*INSTRUCTION*:
Copy out the listing in full, exactly as written, but not its pictures.
* BEGIN DATASET EXTRACT *
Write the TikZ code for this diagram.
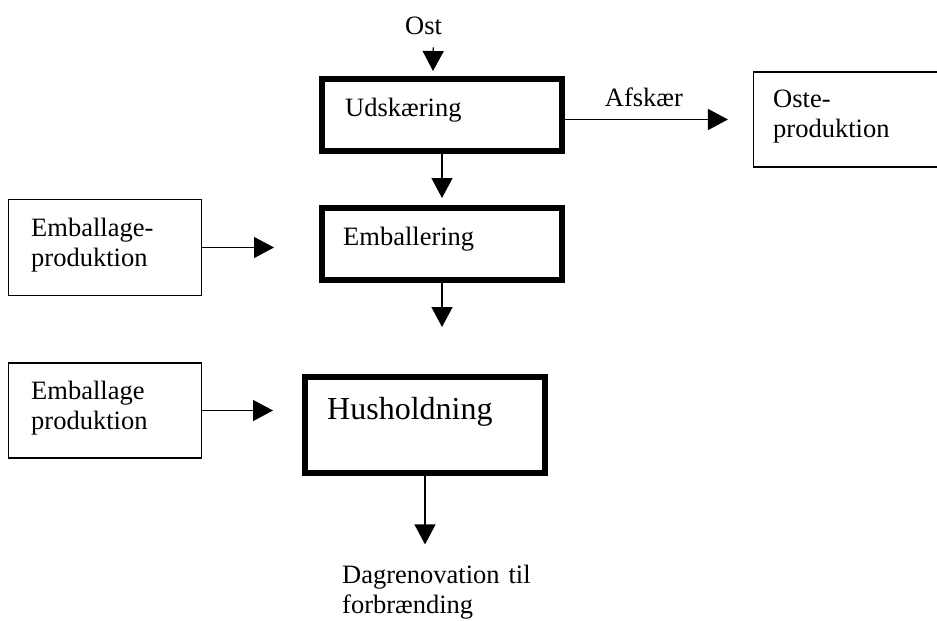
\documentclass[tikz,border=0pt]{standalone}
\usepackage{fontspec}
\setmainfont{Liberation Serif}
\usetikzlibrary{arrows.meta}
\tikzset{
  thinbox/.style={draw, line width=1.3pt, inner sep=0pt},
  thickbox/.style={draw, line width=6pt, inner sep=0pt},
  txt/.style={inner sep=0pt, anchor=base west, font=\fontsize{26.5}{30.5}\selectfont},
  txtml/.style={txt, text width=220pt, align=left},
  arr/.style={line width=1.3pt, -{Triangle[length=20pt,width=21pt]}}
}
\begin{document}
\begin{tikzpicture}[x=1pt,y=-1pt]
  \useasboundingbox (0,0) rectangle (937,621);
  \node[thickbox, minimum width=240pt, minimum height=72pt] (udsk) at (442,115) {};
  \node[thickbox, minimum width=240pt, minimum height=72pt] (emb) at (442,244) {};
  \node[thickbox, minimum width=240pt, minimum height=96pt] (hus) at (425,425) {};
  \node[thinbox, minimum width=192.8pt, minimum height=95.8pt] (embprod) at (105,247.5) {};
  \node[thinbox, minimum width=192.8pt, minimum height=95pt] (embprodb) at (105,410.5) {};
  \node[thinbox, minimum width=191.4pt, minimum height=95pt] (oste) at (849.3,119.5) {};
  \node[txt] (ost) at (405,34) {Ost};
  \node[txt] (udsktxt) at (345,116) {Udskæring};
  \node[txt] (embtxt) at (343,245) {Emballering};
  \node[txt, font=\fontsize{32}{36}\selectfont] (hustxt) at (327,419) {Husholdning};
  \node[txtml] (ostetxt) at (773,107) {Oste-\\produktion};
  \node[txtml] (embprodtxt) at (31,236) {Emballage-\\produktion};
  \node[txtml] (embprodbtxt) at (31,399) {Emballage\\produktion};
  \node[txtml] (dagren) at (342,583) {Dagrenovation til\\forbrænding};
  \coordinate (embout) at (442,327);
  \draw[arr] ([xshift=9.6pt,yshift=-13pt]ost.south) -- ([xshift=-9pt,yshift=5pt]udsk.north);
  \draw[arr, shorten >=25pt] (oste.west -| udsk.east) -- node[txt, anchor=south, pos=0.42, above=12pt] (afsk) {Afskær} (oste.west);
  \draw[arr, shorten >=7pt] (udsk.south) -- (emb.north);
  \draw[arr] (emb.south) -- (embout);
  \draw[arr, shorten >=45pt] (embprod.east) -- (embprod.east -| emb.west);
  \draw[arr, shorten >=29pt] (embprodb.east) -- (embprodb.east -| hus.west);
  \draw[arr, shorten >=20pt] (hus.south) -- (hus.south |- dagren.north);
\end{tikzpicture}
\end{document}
* END DATASET EXTRACT *
*EXERCISE OUTPUT*:
Write the TikZ code for this diagram.
\documentclass[tikz,border=0pt]{standalone}
\usepackage{fontspec}
\setmainfont{Liberation Serif}
\usetikzlibrary{arrows.meta}
\tikzset{
  thinbox/.style={draw, line width=1.3pt, inner sep=0pt},
  thickbox/.style={draw, line width=6pt, inner sep=0pt},
  txt/.style={inner sep=0pt, anchor=base west, font=\fontsize{26.5}{30.5}\selectfont},
  txtml/.style={txt, text width=220pt, align=left},
  arr/.style={line width=1.3pt, -{Triangle[length=20pt,width=21pt]}}
}
\begin{document}
\begin{tikzpicture}[x=1pt,y=-1pt]
  \useasboundingbox (0,0) rectangle (937,621);
  \node[thickbox, minimum width=240pt, minimum height=72pt] (udsk) at (442,115) {};
  \node[thickbox, minimum width=240pt, minimum height=72pt] (emb) at (442,244) {};
  \node[thickbox, minimum width=240pt, minimum height=96pt] (hus) at (425,425) {};
  \node[thinbox, minimum width=192.8pt, minimum height=95.8pt] (embprod) at (105,247.5) {};
  \node[thinbox, minimum width=192.8pt, minimum height=95pt] (embprodb) at (105,410.5) {};
  \node[thinbox, minimum width=191.4pt, minimum height=95pt] (oste) at (849.3,119.5) {};
  \node[txt] (ost) at (405,34) {Ost};
  \node[txt] (udsktxt) at (345,116) {Udskæring};
  \node[txt] (embtxt) at (343,245) {Emballering};
  \node[txt, font=\fontsize{32}{36}\selectfont] (hustxt) at (327,419) {Husholdning};
  \node[txtml] (ostetxt) at (773,107) {Oste-\\produktion};
  \node[txtml] (embprodtxt) at (31,236) {Emballage-\\produktion};
  \node[txtml] (embprodbtxt) at (31,399) {Emballage\\produktion};
  \node[txtml] (dagren) at (342,583) {Dagrenovation til\\forbrænding};
  \coordinate (embout) at (442,327);
  \draw[arr] ([xshift=9.6pt,yshift=-13pt]ost.south) -- ([xshift=-9pt,yshift=5pt]udsk.north);
  \draw[arr, shorten >=25pt] (oste.west -| udsk.east) -- node[txt, anchor=south, pos=0.42, above=12pt] (afsk) {Afskær} (oste.west);
  \draw[arr, shorten >=7pt] (udsk.south) -- (emb.north);
  \draw[arr] (emb.south) -- (embout);
  \draw[arr, shorten >=45pt] (embprod.east) -- (embprod.east -| emb.west);
  \draw[arr, shorten >=29pt] (embprodb.east) -- (embprodb.east -| hus.west);
  \draw[arr, shorten >=20pt] (hus.south) -- (hus.south |- dagren.north);
\end{tikzpicture}
\end{document}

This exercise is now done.